— GOAL —
Give the data again exactly as written, skipping any pictures.

— SUPPLIED DATA —
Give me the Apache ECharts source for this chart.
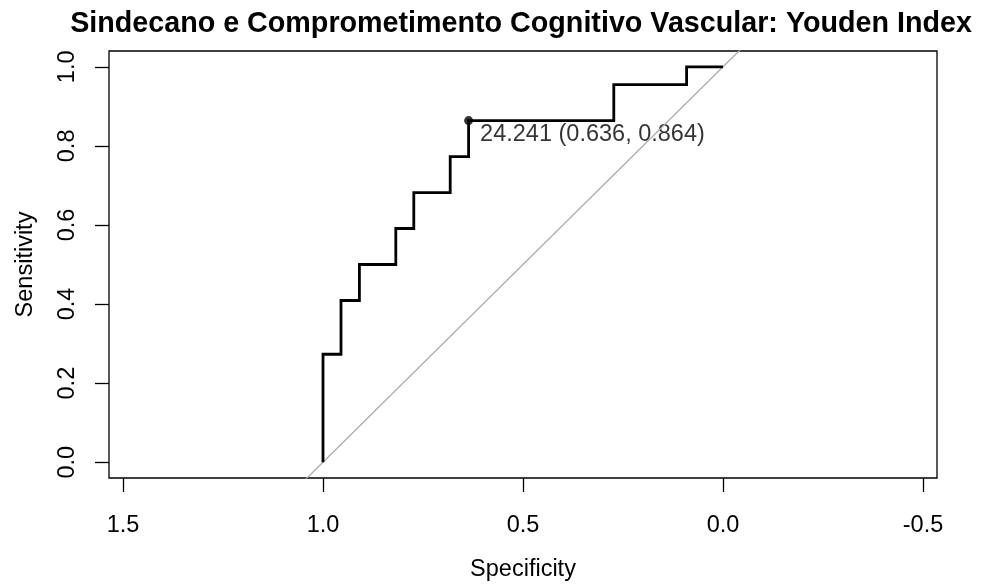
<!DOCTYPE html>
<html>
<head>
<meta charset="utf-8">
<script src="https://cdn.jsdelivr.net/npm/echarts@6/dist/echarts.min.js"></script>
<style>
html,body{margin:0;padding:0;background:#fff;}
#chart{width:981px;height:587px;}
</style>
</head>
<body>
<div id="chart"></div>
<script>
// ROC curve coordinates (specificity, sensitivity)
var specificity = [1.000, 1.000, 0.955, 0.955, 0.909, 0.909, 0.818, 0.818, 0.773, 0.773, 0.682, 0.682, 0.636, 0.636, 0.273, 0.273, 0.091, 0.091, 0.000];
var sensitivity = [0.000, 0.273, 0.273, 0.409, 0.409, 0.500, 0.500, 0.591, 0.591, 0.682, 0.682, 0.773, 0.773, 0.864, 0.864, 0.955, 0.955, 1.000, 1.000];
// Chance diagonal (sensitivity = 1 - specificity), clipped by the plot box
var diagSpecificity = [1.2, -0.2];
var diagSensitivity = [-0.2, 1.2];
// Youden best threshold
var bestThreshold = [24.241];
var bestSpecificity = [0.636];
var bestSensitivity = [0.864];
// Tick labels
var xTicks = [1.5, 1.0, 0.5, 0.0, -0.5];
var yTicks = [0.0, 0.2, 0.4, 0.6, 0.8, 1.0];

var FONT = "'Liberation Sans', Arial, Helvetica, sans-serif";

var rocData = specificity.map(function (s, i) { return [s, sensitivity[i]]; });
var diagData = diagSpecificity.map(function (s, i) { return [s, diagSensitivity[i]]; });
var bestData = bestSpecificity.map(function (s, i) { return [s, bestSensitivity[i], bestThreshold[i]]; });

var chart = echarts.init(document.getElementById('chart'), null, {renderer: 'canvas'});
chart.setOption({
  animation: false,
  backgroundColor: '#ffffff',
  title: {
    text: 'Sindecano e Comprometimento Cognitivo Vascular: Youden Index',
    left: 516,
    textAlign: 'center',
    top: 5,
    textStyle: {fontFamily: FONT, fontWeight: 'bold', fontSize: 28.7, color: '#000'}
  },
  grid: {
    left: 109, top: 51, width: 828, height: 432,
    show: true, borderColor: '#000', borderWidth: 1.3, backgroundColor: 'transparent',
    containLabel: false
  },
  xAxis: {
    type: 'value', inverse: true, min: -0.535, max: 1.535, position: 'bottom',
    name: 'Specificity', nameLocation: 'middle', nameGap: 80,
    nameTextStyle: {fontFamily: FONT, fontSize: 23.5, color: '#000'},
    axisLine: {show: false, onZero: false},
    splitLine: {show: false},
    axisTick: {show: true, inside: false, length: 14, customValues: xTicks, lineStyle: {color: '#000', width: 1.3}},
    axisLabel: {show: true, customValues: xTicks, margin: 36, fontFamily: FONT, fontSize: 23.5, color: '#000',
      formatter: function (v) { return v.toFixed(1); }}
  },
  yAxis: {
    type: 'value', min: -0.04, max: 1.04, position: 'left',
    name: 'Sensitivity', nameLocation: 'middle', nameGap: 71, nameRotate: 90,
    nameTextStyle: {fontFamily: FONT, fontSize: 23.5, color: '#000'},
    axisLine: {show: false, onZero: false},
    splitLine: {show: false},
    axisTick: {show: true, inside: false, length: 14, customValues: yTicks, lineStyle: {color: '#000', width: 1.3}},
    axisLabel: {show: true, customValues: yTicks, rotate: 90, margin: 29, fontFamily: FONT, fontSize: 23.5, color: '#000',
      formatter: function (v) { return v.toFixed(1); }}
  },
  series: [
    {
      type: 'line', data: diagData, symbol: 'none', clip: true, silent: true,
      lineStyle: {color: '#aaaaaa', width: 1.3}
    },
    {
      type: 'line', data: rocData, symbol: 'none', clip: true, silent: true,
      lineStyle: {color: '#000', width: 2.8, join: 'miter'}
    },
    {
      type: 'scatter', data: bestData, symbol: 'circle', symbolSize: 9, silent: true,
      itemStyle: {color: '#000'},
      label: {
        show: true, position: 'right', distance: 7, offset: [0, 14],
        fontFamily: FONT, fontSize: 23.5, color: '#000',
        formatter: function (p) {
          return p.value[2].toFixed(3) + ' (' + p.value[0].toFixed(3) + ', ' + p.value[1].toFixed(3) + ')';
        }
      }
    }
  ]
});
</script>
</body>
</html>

— REPLY TO THE EXERCISE —
Give me the Apache ECharts source for this chart.
<!DOCTYPE html>
<html>
<head>
<meta charset="utf-8">
<script src="https://cdn.jsdelivr.net/npm/echarts@6/dist/echarts.min.js"></script>
<style>
html,body{margin:0;padding:0;background:#fff;}
#chart{width:981px;height:587px;}
</style>
</head>
<body>
<div id="chart"></div>
<script>
// ROC curve coordinates (specificity, sensitivity)
var specificity = [1.000, 1.000, 0.955, 0.955, 0.909, 0.909, 0.818, 0.818, 0.773, 0.773, 0.682, 0.682, 0.636, 0.636, 0.273, 0.273, 0.091, 0.091, 0.000];
var sensitivity = [0.000, 0.273, 0.273, 0.409, 0.409, 0.500, 0.500, 0.591, 0.591, 0.682, 0.682, 0.773, 0.773, 0.864, 0.864, 0.955, 0.955, 1.000, 1.000];
// Chance diagonal (sensitivity = 1 - specificity), clipped by the plot box
var diagSpecificity = [1.2, -0.2];
var diagSensitivity = [-0.2, 1.2];
// Youden best threshold
var bestThreshold = [24.241];
var bestSpecificity = [0.636];
var bestSensitivity = [0.864];
// Tick labels
var xTicks = [1.5, 1.0, 0.5, 0.0, -0.5];
var yTicks = [0.0, 0.2, 0.4, 0.6, 0.8, 1.0];

var FONT = "'Liberation Sans', Arial, Helvetica, sans-serif";

var rocData = specificity.map(function (s, i) { return [s, sensitivity[i]]; });
var diagData = diagSpecificity.map(function (s, i) { return [s, diagSensitivity[i]]; });
var bestData = bestSpecificity.map(function (s, i) { return [s, bestSensitivity[i], bestThreshold[i]]; });

var chart = echarts.init(document.getElementById('chart'), null, {renderer: 'canvas'});
chart.setOption({
  animation: false,
  backgroundColor: '#ffffff',
  title: {
    text: 'Sindecano e Comprometimento Cognitivo Vascular: Youden Index',
    left: 516,
    textAlign: 'center',
    top: 5,
    textStyle: {fontFamily: FONT, fontWeight: 'bold', fontSize: 28.7, color: '#000'}
  },
  grid: {
    left: 109, top: 51, width: 828, height: 432,
    show: true, borderColor: '#000', borderWidth: 1.3, backgroundColor: 'transparent',
    containLabel: false
  },
  xAxis: {
    type: 'value', inverse: true, min: -0.535, max: 1.535, position: 'bottom',
    name: 'Specificity', nameLocation: 'middle', nameGap: 80,
    nameTextStyle: {fontFamily: FONT, fontSize: 23.5, color: '#000'},
    axisLine: {show: false, onZero: false},
    splitLine: {show: false},
    axisTick: {show: true, inside: false, length: 14, customValues: xTicks, lineStyle: {color: '#000', width: 1.3}},
    axisLabel: {show: true, customValues: xTicks, margin: 36, fontFamily: FONT, fontSize: 23.5, color: '#000',
      formatter: function (v) { return v.toFixed(1); }}
  },
  yAxis: {
    type: 'value', min: -0.04, max: 1.04, position: 'left',
    name: 'Sensitivity', nameLocation: 'middle', nameGap: 71, nameRotate: 90,
    nameTextStyle: {fontFamily: FONT, fontSize: 23.5, color: '#000'},
    axisLine: {show: false, onZero: false},
    splitLine: {show: false},
    axisTick: {show: true, inside: false, length: 14, customValues: yTicks, lineStyle: {color: '#000', width: 1.3}},
    axisLabel: {show: true, customValues: yTicks, rotate: 90, margin: 29, fontFamily: FONT, fontSize: 23.5, color: '#000',
      formatter: function (v) { return v.toFixed(1); }}
  },
  series: [
    {
      type: 'line', data: diagData, symbol: 'none', clip: true, silent: true,
      lineStyle: {color: '#aaaaaa', width: 1.3}
    },
    {
      type: 'line', data: rocData, symbol: 'none', clip: true, silent: true,
      lineStyle: {color: '#000', width: 2.8, join: 'miter'}
    },
    {
      type: 'scatter', data: bestData, symbol: 'circle', symbolSize: 9, silent: true,
      itemStyle: {color: '#000'},
      label: {
        show: true, position: 'right', distance: 7, offset: [0, 14],
        fontFamily: FONT, fontSize: 23.5, color: '#000',
        formatter: function (p) {
          return p.value[2].toFixed(3) + ' (' + p.value[0].toFixed(3) + ', ' + p.value[1].toFixed(3) + ')';
        }
      }
    }
  ]
});
</script>
</body>
</html>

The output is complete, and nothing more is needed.